Begin Input material
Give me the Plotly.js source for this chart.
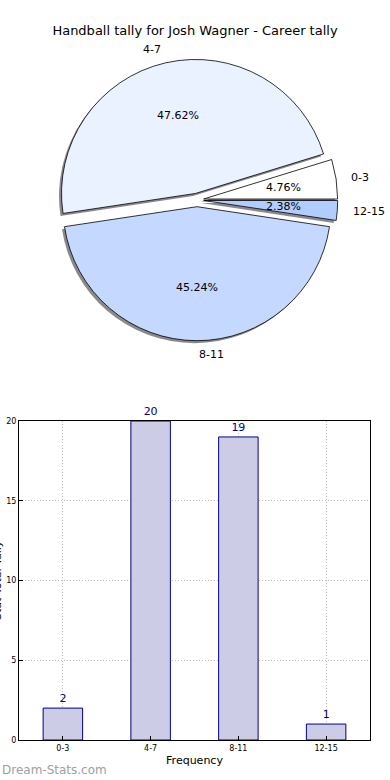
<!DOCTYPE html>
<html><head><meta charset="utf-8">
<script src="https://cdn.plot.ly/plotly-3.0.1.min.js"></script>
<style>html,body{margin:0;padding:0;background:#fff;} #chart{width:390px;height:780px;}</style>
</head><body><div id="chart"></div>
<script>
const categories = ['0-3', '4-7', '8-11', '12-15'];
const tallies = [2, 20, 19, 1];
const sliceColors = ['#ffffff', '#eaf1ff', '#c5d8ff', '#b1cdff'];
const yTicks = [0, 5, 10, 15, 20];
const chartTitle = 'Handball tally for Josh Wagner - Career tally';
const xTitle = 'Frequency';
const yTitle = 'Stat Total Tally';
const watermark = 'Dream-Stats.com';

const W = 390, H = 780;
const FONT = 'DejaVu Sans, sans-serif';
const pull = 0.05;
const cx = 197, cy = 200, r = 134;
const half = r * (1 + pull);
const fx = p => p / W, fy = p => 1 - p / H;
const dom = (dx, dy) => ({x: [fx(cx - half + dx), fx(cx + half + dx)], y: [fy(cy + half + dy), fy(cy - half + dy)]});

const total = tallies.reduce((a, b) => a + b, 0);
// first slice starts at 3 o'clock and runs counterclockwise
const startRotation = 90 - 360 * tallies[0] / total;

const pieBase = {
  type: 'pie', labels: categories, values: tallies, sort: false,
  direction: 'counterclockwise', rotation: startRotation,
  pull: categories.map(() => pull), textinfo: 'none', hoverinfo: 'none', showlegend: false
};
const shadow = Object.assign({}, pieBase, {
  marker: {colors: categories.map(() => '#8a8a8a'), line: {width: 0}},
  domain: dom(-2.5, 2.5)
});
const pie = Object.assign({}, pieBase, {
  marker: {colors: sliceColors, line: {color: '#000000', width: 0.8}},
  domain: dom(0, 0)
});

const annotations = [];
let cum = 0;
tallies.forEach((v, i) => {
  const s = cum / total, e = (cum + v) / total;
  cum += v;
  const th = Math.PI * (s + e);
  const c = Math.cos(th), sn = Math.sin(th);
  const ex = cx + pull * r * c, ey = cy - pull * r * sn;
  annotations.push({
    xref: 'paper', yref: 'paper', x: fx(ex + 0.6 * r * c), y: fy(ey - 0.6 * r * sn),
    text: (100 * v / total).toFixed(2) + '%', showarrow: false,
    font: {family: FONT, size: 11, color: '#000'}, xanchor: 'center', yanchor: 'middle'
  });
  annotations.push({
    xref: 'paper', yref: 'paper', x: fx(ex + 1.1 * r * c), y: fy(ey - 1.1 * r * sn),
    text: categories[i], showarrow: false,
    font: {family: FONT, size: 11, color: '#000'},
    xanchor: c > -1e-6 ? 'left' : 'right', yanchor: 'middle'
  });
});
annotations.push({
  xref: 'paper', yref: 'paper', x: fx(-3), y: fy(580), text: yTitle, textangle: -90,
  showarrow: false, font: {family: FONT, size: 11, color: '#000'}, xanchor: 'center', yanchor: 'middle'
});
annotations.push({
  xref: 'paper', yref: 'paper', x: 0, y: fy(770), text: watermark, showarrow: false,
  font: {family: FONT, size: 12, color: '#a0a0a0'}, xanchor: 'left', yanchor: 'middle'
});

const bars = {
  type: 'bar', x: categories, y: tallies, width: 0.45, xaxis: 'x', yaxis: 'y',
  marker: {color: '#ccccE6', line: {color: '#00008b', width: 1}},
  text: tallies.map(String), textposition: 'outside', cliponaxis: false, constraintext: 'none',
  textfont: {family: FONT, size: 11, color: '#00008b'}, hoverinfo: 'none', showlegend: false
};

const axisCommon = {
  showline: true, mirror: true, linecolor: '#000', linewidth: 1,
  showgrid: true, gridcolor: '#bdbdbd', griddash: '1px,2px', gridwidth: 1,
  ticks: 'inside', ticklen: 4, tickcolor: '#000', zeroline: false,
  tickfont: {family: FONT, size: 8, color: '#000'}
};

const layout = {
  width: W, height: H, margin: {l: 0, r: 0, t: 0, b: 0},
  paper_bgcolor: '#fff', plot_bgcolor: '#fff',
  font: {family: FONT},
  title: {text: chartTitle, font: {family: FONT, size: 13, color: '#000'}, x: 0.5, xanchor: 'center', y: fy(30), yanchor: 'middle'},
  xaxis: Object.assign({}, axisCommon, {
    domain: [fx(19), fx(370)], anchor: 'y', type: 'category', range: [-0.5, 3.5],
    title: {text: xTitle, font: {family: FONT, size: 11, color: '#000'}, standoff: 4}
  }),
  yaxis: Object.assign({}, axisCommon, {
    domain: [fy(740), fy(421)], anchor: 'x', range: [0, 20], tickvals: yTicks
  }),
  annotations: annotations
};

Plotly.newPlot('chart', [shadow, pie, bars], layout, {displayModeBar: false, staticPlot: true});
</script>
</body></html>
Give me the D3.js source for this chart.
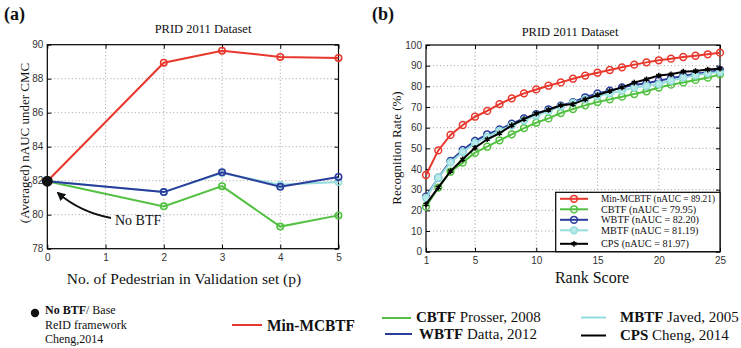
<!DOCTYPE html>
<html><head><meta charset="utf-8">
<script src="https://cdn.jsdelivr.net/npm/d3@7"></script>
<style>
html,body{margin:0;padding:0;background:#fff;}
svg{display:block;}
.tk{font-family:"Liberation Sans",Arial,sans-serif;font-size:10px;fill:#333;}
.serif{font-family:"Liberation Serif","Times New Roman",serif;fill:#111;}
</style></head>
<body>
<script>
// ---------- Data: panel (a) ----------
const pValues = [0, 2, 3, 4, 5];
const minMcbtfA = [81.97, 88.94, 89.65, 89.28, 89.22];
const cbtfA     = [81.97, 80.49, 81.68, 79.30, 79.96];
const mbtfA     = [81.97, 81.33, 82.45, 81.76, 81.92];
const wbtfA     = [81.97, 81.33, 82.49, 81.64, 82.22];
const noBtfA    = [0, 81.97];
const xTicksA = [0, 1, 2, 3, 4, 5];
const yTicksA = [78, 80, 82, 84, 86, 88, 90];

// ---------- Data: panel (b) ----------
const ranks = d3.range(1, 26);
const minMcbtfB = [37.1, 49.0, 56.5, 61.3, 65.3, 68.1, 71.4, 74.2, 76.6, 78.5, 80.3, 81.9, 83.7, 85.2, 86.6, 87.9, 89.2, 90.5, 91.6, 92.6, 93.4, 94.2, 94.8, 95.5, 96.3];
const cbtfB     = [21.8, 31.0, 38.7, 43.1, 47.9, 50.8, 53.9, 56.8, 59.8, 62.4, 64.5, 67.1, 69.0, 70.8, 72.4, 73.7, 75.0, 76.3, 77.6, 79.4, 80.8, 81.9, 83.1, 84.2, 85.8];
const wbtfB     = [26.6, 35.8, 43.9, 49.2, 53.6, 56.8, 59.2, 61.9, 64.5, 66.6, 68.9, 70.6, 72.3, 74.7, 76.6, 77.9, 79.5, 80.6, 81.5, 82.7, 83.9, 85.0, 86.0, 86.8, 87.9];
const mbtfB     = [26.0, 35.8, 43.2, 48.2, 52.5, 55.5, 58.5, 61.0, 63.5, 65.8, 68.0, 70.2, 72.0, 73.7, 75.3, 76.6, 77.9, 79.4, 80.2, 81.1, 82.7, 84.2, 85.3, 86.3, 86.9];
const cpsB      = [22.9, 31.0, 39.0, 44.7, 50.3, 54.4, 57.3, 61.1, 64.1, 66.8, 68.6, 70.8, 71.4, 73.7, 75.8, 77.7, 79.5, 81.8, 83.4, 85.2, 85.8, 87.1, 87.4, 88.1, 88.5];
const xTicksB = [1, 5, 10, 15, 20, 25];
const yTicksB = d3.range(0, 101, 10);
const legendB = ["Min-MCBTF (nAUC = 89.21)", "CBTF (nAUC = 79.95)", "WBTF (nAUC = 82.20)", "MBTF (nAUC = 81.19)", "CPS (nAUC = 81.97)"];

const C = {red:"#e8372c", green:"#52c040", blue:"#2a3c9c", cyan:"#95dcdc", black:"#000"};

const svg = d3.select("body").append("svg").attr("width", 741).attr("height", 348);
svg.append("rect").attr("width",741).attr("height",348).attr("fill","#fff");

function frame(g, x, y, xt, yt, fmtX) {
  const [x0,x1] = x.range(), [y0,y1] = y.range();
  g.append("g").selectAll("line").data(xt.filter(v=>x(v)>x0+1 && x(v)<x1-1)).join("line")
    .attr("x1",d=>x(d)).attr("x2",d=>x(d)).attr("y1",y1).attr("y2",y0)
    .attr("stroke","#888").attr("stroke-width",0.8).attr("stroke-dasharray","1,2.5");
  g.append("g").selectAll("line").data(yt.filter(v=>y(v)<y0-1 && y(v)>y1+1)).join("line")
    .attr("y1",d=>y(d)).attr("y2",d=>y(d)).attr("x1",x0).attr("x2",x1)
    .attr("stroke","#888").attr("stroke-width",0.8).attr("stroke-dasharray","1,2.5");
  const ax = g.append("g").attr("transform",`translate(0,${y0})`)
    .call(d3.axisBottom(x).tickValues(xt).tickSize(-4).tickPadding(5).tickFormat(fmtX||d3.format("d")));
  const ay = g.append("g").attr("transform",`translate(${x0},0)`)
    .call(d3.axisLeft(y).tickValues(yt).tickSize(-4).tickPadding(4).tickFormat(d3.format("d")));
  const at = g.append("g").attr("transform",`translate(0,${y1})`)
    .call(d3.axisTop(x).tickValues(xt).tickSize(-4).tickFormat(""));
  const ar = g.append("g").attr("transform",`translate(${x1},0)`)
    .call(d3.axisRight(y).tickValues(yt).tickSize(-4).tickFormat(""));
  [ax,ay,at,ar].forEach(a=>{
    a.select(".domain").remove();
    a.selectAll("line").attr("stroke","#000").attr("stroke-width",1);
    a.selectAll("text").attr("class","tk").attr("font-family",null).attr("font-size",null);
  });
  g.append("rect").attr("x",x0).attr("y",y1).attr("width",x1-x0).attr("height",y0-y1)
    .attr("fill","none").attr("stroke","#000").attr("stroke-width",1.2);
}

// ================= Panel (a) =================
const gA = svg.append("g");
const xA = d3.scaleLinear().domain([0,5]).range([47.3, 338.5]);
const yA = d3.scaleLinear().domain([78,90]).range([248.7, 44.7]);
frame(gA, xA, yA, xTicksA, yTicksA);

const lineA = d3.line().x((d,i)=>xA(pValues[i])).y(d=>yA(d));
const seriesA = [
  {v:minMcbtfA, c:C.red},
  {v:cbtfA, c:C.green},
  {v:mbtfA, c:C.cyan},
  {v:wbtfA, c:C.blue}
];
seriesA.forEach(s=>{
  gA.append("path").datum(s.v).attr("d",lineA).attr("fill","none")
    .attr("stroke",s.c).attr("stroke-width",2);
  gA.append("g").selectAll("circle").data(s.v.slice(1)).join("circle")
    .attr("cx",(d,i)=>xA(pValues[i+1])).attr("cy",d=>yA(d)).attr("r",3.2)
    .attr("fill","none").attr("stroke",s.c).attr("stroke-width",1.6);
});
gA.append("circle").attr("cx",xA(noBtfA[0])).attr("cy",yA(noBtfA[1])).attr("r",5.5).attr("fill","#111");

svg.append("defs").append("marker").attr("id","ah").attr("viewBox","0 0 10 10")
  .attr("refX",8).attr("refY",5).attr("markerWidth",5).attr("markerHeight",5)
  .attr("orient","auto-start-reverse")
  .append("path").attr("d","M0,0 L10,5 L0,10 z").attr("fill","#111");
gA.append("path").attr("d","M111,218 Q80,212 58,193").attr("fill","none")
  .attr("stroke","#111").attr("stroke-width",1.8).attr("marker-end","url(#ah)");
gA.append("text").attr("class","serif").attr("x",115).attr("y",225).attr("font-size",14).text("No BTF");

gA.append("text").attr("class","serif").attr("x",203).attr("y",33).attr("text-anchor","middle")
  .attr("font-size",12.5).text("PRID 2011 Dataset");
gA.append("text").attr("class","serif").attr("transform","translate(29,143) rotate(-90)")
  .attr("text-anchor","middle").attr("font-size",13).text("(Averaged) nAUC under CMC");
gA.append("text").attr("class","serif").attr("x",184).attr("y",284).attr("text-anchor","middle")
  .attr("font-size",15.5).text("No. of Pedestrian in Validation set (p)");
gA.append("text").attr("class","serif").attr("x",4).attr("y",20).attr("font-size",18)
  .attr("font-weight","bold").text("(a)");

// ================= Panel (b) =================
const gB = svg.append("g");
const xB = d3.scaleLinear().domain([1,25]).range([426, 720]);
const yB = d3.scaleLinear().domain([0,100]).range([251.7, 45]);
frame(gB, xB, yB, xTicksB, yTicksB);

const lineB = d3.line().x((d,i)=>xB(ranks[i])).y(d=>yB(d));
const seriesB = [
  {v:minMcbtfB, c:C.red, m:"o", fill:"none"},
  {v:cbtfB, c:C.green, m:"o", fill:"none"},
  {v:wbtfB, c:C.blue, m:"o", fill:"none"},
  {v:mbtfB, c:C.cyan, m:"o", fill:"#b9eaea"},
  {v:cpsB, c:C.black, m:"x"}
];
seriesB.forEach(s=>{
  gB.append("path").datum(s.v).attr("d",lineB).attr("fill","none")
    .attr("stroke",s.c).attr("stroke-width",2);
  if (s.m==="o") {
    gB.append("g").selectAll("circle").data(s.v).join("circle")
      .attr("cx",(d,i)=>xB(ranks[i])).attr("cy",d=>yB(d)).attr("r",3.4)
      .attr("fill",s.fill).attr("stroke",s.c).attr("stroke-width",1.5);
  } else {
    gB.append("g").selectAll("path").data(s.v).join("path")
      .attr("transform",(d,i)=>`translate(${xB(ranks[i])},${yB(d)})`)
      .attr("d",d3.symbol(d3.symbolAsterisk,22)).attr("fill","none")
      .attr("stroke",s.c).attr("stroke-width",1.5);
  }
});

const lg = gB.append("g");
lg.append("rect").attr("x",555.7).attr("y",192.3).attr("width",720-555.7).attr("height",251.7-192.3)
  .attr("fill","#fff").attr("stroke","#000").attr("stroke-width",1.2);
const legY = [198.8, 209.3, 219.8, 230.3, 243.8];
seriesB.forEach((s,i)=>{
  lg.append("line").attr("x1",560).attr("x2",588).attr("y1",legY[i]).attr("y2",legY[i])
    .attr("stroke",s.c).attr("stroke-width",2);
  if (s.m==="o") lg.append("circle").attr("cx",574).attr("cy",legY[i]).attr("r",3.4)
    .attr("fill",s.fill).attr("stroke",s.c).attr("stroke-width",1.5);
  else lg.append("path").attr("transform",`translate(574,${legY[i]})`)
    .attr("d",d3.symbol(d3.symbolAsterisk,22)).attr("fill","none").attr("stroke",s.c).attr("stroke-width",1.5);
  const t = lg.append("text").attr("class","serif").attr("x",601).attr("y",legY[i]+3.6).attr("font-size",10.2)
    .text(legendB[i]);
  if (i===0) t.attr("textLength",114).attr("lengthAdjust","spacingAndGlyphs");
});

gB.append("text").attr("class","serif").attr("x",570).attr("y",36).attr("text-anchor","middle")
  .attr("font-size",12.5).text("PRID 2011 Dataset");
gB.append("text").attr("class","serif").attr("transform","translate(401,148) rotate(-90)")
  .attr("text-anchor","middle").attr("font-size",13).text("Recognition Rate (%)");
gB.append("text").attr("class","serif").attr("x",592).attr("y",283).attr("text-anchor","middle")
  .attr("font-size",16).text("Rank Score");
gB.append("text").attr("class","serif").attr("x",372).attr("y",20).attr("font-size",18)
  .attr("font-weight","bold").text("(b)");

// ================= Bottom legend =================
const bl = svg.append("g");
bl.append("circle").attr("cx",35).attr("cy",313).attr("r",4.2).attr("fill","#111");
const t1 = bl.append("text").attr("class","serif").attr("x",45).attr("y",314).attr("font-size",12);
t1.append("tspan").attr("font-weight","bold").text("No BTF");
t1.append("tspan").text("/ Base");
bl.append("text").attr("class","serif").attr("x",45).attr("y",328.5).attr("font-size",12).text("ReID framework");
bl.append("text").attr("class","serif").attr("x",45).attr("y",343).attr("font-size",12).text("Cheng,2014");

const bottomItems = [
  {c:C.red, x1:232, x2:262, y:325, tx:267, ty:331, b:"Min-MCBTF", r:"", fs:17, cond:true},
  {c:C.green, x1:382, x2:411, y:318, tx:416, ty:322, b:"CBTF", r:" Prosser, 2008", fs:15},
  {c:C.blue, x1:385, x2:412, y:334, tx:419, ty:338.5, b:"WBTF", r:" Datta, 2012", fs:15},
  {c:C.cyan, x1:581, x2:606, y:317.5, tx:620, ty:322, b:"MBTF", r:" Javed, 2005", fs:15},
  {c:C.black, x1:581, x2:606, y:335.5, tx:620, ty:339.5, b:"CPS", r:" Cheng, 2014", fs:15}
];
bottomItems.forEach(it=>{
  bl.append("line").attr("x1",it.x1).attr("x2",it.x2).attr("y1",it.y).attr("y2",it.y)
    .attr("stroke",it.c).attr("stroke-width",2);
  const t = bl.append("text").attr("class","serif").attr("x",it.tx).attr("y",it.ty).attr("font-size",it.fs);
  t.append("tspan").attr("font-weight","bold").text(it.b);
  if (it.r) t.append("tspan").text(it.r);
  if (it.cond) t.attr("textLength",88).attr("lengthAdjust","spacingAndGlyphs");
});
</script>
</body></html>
End Input material
• [Goal]: Begin with the line that contains "Give me the D3.js source for this chart." and end with the line that contains "const yTicksA = [78, 80, 82, 84, 86, 88, 90];"; write out both and all lines between exactly, but no pictures.

• [Worked answer]:
Give me the D3.js source for this chart.
<!DOCTYPE html>
<html><head><meta charset="utf-8">
<script src="https://cdn.jsdelivr.net/npm/d3@7"></script>
<style>
html,body{margin:0;padding:0;background:#fff;}
svg{display:block;}
.tk{font-family:"Liberation Sans",Arial,sans-serif;font-size:10px;fill:#333;}
.serif{font-family:"Liberation Serif","Times New Roman",serif;fill:#111;}
</style></head>
<body>
<script>
// ---------- Data: panel (a) ----------
const pValues = [0, 2, 3, 4, 5];
const minMcbtfA = [81.97, 88.94, 89.65, 89.28, 89.22];
const cbtfA     = [81.97, 80.49, 81.68, 79.30, 79.96];
const mbtfA     = [81.97, 81.33, 82.45, 81.76, 81.92];
const wbtfA     = [81.97, 81.33, 82.49, 81.64, 82.22];
const noBtfA    = [0, 81.97];
const xTicksA = [0, 1, 2, 3, 4, 5];
const yTicksA = [78, 80, 82, 84, 86, 88, 90];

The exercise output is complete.